— Start Dataset excerpt —

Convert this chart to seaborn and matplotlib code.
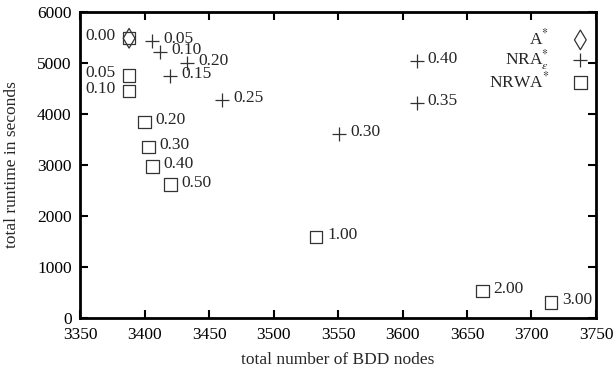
import pandas as pd
import matplotlib
matplotlib.use("Agg")
import matplotlib.pyplot as plt
import seaborn as sns

# values
astar_x = [3388]
astar_y = [5490]

nra_eps = ["0.05", "0.10", "0.15", "0.20", "0.25", "0.30", "0.35", "0.40"]
nra_x = [3406, 3412, 3420, 3433, 3460, 3551, 3611, 3611]
nra_y = [5430, 5215, 4741, 5002, 4283, 3601, 4216, 5041]

nrwa_w = ["0.00", "0.05", "0.10", "0.20", "0.30", "0.40", "0.50", "1.00", "2.00", "3.00"]
nrwa_x = [3388, 3388, 3388, 3400, 3403, 3406, 3420, 3533, 3662, 3715]
nrwa_y = [5490, 4760, 4452, 3843, 3352, 2972, 2613, 1578, 517, 295]
left_labels = ["0.00", "0.05", "0.10"]

sns.set_theme(style="ticks")
plt.rcParams["font.family"] = ["Liberation Serif", "DejaVu Serif"]
plt.rcParams["mathtext.fontset"] = "stix"
fs = 12.5

nra_df = pd.DataFrame({"x": nra_x, "y": nra_y, "label": nra_eps})
nrwa_df = pd.DataFrame({"x": nrwa_x, "y": nrwa_y, "label": nrwa_w})
astar_df = pd.DataFrame({"x": astar_x, "y": astar_y})

fig = plt.figure(figsize=(6.16, 3.74), dpi=100)
ax = fig.add_axes([0.13, 0.151, 0.8375, 0.816])

sns.scatterplot(data=astar_df, x="x", y="y", marker="d", s=100, facecolors="none",
                edgecolor="#333333", linewidth=0.9, label=r"A$^{*}$", ax=ax)
sns.scatterplot(data=nra_df, x="x", y="y", marker="+", s=90, color="#333333",
                linewidth=0.9, label=r"NRA$^{*}_{\epsilon}$", ax=ax)
sns.scatterplot(data=nrwa_df, x="x", y="y", marker="s", s=80, facecolors="none",
                edgecolor="#333333", linewidth=0.9, label=r"NRWA$^{*}$", ax=ax)

for _, r in nra_df.iterrows():
    ax.annotate(r["label"], (r["x"], r["y"]), xytext=(8, 1.5), textcoords="offset points",
                va="center", ha="left", fontsize=fs)
for _, r in nrwa_df.iterrows():
    if r["label"] in left_labels:
        ax.annotate(r["label"], (r["x"], r["y"]), xytext=(-10, 1.5), textcoords="offset points",
                    va="center", ha="right", fontsize=fs)
    else:
        ax.annotate(r["label"], (r["x"], r["y"]), xytext=(8, 1.5), textcoords="offset points",
                    va="center", ha="left", fontsize=fs)

ax.set_xlim(3350, 3750)
ax.set_ylim(0, 6000)
ax.set_xticks(range(3350, 3751, 50))
ax.set_yticks(range(0, 6001, 1000))
ax.set_xlabel("total number of BDD nodes", fontsize=fs, labelpad=6)
ax.set_ylabel("total runtime in seconds", fontsize=fs, labelpad=12)
ax.tick_params(direction="in", top=True, right=True, length=6, width=1.5,
               labelsize=fs, colors="black")
ax.tick_params(axis="x", pad=7)
ax.tick_params(axis="y", pad=6)
for sp in ax.spines.values():
    sp.set_visible(True)
    sp.set_linewidth(2)
    sp.set_color("black")

ax.legend(loc="upper right", markerfirst=False, frameon=False, fontsize=fs,
          handlelength=1.0, handletextpad=1.3, labelspacing=-0.06,
          borderpad=0.4, borderaxespad=0.0, bbox_to_anchor=(1.0, 0.97))

fig.savefig("out.png", dpi=100)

— End Dataset excerpt —

**Aim of the exercise**
Your task is to return the lines above, from the first one up to and including the line containing "astar_y = [5490]", minus any pictures.

**Reply to the task**
Convert this chart to seaborn and matplotlib code.
import pandas as pd
import matplotlib
matplotlib.use("Agg")
import matplotlib.pyplot as plt
import seaborn as sns

# values
astar_x = [3388]
astar_y = [5490]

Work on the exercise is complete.